▶ _Stated task_
Copy everything in the data below exactly except the pictures.

▶ _Information shown_
════

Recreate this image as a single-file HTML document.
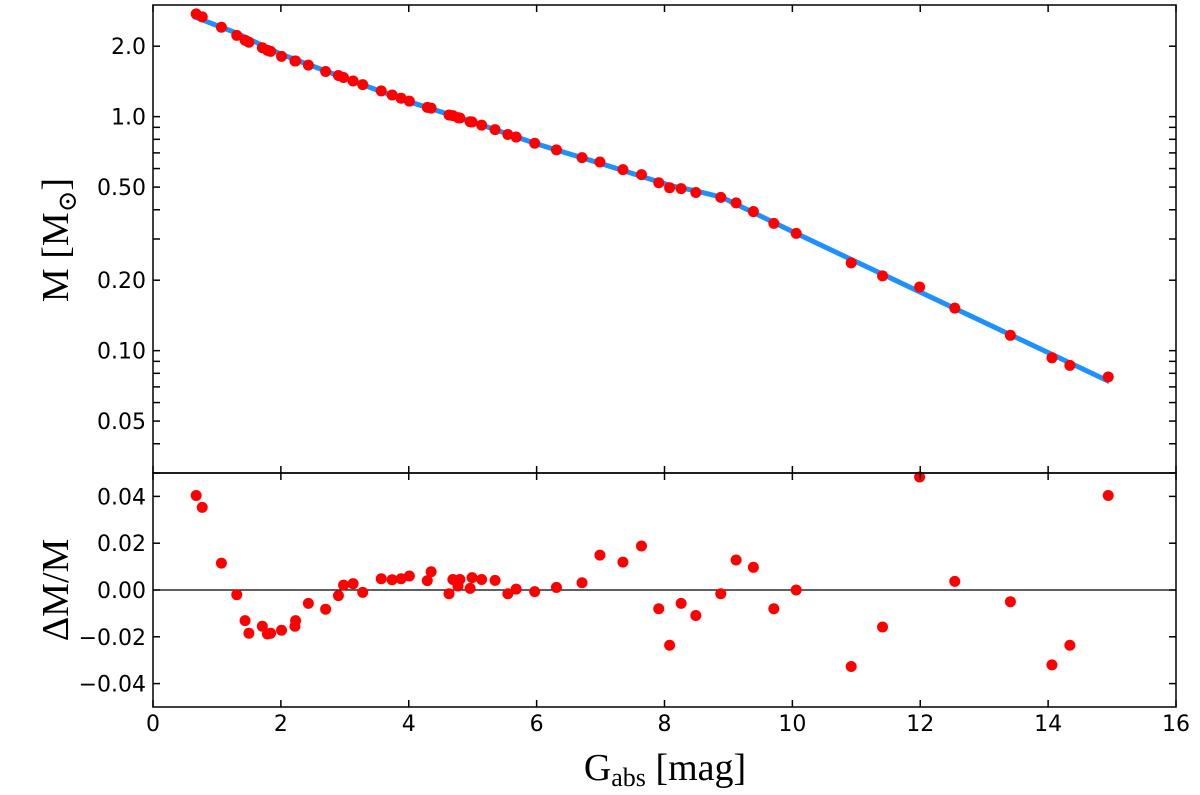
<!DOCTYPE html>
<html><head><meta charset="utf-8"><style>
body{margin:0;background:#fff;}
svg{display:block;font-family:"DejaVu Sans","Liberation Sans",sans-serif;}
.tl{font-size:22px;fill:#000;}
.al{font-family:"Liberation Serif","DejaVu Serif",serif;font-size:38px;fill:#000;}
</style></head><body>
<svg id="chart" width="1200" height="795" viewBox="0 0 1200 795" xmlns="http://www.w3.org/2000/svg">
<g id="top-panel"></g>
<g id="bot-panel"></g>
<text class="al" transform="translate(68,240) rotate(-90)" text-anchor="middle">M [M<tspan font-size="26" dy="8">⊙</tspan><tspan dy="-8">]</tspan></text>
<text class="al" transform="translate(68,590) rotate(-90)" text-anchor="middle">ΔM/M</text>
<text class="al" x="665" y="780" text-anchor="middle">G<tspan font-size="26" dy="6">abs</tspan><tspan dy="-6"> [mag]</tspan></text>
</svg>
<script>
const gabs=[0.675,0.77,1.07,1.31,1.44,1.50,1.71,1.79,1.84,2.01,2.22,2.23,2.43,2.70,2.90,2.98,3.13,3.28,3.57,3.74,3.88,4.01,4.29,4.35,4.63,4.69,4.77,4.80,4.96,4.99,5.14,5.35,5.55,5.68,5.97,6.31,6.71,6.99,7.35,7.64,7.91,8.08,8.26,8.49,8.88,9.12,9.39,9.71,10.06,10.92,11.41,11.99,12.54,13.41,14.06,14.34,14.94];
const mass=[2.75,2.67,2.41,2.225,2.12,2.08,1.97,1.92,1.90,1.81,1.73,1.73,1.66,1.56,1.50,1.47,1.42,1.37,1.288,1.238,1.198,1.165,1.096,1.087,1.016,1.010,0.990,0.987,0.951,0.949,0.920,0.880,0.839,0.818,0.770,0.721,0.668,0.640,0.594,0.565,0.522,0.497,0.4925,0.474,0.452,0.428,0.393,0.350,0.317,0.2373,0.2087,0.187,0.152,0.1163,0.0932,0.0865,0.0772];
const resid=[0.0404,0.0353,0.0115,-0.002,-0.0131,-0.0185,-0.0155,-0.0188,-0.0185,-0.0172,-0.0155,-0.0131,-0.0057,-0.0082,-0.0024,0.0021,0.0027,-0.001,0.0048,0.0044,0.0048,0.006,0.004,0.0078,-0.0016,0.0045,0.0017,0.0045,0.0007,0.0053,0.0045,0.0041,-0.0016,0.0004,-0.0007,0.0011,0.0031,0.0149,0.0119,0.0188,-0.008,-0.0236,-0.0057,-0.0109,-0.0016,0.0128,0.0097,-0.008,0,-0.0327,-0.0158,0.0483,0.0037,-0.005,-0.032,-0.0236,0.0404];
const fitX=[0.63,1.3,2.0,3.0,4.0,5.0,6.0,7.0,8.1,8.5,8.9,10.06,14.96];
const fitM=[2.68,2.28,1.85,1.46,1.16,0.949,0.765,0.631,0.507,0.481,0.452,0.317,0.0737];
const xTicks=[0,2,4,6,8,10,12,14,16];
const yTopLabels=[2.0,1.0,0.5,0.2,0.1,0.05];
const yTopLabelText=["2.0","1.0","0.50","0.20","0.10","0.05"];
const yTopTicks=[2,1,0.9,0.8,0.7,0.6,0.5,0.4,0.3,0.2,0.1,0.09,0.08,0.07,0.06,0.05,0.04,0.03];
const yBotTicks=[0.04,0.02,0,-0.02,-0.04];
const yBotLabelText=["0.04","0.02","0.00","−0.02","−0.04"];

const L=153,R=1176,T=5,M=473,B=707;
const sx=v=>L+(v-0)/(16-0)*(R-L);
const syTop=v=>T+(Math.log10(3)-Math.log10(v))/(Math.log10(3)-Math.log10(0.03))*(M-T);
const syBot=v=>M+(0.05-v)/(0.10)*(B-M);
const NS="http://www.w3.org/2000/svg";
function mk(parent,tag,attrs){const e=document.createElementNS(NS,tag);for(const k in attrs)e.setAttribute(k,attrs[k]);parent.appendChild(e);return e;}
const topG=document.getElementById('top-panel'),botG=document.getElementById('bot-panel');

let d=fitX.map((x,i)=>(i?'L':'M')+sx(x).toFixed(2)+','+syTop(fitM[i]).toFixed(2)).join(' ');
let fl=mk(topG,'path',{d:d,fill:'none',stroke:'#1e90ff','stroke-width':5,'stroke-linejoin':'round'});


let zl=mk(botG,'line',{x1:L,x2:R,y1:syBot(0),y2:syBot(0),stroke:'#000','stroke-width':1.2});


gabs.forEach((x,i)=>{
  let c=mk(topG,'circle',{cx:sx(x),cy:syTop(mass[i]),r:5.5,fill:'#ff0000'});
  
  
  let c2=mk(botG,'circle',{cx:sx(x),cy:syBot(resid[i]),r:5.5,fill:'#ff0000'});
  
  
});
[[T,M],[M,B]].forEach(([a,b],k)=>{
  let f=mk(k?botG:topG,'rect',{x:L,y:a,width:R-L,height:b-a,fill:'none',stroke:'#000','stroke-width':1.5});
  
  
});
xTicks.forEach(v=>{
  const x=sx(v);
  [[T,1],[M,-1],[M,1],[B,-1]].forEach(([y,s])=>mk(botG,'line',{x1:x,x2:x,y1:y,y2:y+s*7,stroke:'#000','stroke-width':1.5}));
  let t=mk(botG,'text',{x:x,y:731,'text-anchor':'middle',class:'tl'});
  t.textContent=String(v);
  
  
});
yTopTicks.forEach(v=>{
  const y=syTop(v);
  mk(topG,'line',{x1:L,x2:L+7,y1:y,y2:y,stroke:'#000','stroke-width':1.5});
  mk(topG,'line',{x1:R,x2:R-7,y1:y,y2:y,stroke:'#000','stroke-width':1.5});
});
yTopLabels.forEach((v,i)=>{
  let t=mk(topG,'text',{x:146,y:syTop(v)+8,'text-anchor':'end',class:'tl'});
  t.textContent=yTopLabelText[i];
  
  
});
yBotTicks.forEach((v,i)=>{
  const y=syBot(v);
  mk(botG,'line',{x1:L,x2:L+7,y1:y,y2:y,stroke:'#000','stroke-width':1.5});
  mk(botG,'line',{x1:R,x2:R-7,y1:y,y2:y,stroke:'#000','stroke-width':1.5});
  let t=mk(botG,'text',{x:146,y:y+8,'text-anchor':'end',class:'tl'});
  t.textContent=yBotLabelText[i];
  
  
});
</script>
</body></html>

════

▶ _Output for this exercise_
Recreate this image as a single-file HTML document.
<!DOCTYPE html>
<html><head><meta charset="utf-8"><style>
body{margin:0;background:#fff;}
svg{display:block;font-family:"DejaVu Sans","Liberation Sans",sans-serif;}
.tl{font-size:22px;fill:#000;}
.al{font-family:"Liberation Serif","DejaVu Serif",serif;font-size:38px;fill:#000;}
</style></head><body>
<svg id="chart" width="1200" height="795" viewBox="0 0 1200 795" xmlns="http://www.w3.org/2000/svg">
<g id="top-panel"></g>
<g id="bot-panel"></g>
<text class="al" transform="translate(68,240) rotate(-90)" text-anchor="middle">M [M<tspan font-size="26" dy="8">⊙</tspan><tspan dy="-8">]</tspan></text>
<text class="al" transform="translate(68,590) rotate(-90)" text-anchor="middle">ΔM/M</text>
<text class="al" x="665" y="780" text-anchor="middle">G<tspan font-size="26" dy="6">abs</tspan><tspan dy="-6"> [mag]</tspan></text>
</svg>
<script>
const gabs=[0.675,0.77,1.07,1.31,1.44,1.50,1.71,1.79,1.84,2.01,2.22,2.23,2.43,2.70,2.90,2.98,3.13,3.28,3.57,3.74,3.88,4.01,4.29,4.35,4.63,4.69,4.77,4.80,4.96,4.99,5.14,5.35,5.55,5.68,5.97,6.31,6.71,6.99,7.35,7.64,7.91,8.08,8.26,8.49,8.88,9.12,9.39,9.71,10.06,10.92,11.41,11.99,12.54,13.41,14.06,14.34,14.94];
const mass=[2.75,2.67,2.41,2.225,2.12,2.08,1.97,1.92,1.90,1.81,1.73,1.73,1.66,1.56,1.50,1.47,1.42,1.37,1.288,1.238,1.198,1.165,1.096,1.087,1.016,1.010,0.990,0.987,0.951,0.949,0.920,0.880,0.839,0.818,0.770,0.721,0.668,0.640,0.594,0.565,0.522,0.497,0.4925,0.474,0.452,0.428,0.393,0.350,0.317,0.2373,0.2087,0.187,0.152,0.1163,0.0932,0.0865,0.0772];
const resid=[0.0404,0.0353,0.0115,-0.002,-0.0131,-0.0185,-0.0155,-0.0188,-0.0185,-0.0172,-0.0155,-0.0131,-0.0057,-0.0082,-0.0024,0.0021,0.0027,-0.001,0.0048,0.0044,0.0048,0.006,0.004,0.0078,-0.0016,0.0045,0.0017,0.0045,0.0007,0.0053,0.0045,0.0041,-0.0016,0.0004,-0.0007,0.0011,0.0031,0.0149,0.0119,0.0188,-0.008,-0.0236,-0.0057,-0.0109,-0.0016,0.0128,0.0097,-0.008,0,-0.0327,-0.0158,0.0483,0.0037,-0.005,-0.032,-0.0236,0.0404];
const fitX=[0.63,1.3,2.0,3.0,4.0,5.0,6.0,7.0,8.1,8.5,8.9,10.06,14.96];
const fitM=[2.68,2.28,1.85,1.46,1.16,0.949,0.765,0.631,0.507,0.481,0.452,0.317,0.0737];
const xTicks=[0,2,4,6,8,10,12,14,16];
const yTopLabels=[2.0,1.0,0.5,0.2,0.1,0.05];
const yTopLabelText=["2.0","1.0","0.50","0.20","0.10","0.05"];
const yTopTicks=[2,1,0.9,0.8,0.7,0.6,0.5,0.4,0.3,0.2,0.1,0.09,0.08,0.07,0.06,0.05,0.04,0.03];
const yBotTicks=[0.04,0.02,0,-0.02,-0.04];
const yBotLabelText=["0.04","0.02","0.00","−0.02","−0.04"];

const L=153,R=1176,T=5,M=473,B=707;
const sx=v=>L+(v-0)/(16-0)*(R-L);
const syTop=v=>T+(Math.log10(3)-Math.log10(v))/(Math.log10(3)-Math.log10(0.03))*(M-T);
const syBot=v=>M+(0.05-v)/(0.10)*(B-M);
const NS="http://www.w3.org/2000/svg";
function mk(parent,tag,attrs){const e=document.createElementNS(NS,tag);for(const k in attrs)e.setAttribute(k,attrs[k]);parent.appendChild(e);return e;}
const topG=document.getElementById('top-panel'),botG=document.getElementById('bot-panel');

let d=fitX.map((x,i)=>(i?'L':'M')+sx(x).toFixed(2)+','+syTop(fitM[i]).toFixed(2)).join(' ');
let fl=mk(topG,'path',{d:d,fill:'none',stroke:'#1e90ff','stroke-width':5,'stroke-linejoin':'round'});


let zl=mk(botG,'line',{x1:L,x2:R,y1:syBot(0),y2:syBot(0),stroke:'#000','stroke-width':1.2});


gabs.forEach((x,i)=>{
  let c=mk(topG,'circle',{cx:sx(x),cy:syTop(mass[i]),r:5.5,fill:'#ff0000'});
  
  
  let c2=mk(botG,'circle',{cx:sx(x),cy:syBot(resid[i]),r:5.5,fill:'#ff0000'});
  
  
});
[[T,M],[M,B]].forEach(([a,b],k)=>{
  let f=mk(k?botG:topG,'rect',{x:L,y:a,width:R-L,height:b-a,fill:'none',stroke:'#000','stroke-width':1.5});
  
  
});
xTicks.forEach(v=>{
  const x=sx(v);
  [[T,1],[M,-1],[M,1],[B,-1]].forEach(([y,s])=>mk(botG,'line',{x1:x,x2:x,y1:y,y2:y+s*7,stroke:'#000','stroke-width':1.5}));
  let t=mk(botG,'text',{x:x,y:731,'text-anchor':'middle',class:'tl'});
  t.textContent=String(v);
  
  
});
yTopTicks.forEach(v=>{
  const y=syTop(v);
  mk(topG,'line',{x1:L,x2:L+7,y1:y,y2:y,stroke:'#000','stroke-width':1.5});
  mk(topG,'line',{x1:R,x2:R-7,y1:y,y2:y,stroke:'#000','stroke-width':1.5});
});
yTopLabels.forEach((v,i)=>{
  let t=mk(topG,'text',{x:146,y:syTop(v)+8,'text-anchor':'end',class:'tl'});
  t.textContent=yTopLabelText[i];
  
  
});
yBotTicks.forEach((v,i)=>{
  const y=syBot(v);
  mk(botG,'line',{x1:L,x2:L+7,y1:y,y2:y,stroke:'#000','stroke-width':1.5});
  mk(botG,'line',{x1:R,x2:R-7,y1:y,y2:y,stroke:'#000','stroke-width':1.5});
  let t=mk(botG,'text',{x:146,y:y+8,'text-anchor':'end',class:'tl'});
  t.textContent=yBotLabelText[i];
  
  
});
</script>
</body></html>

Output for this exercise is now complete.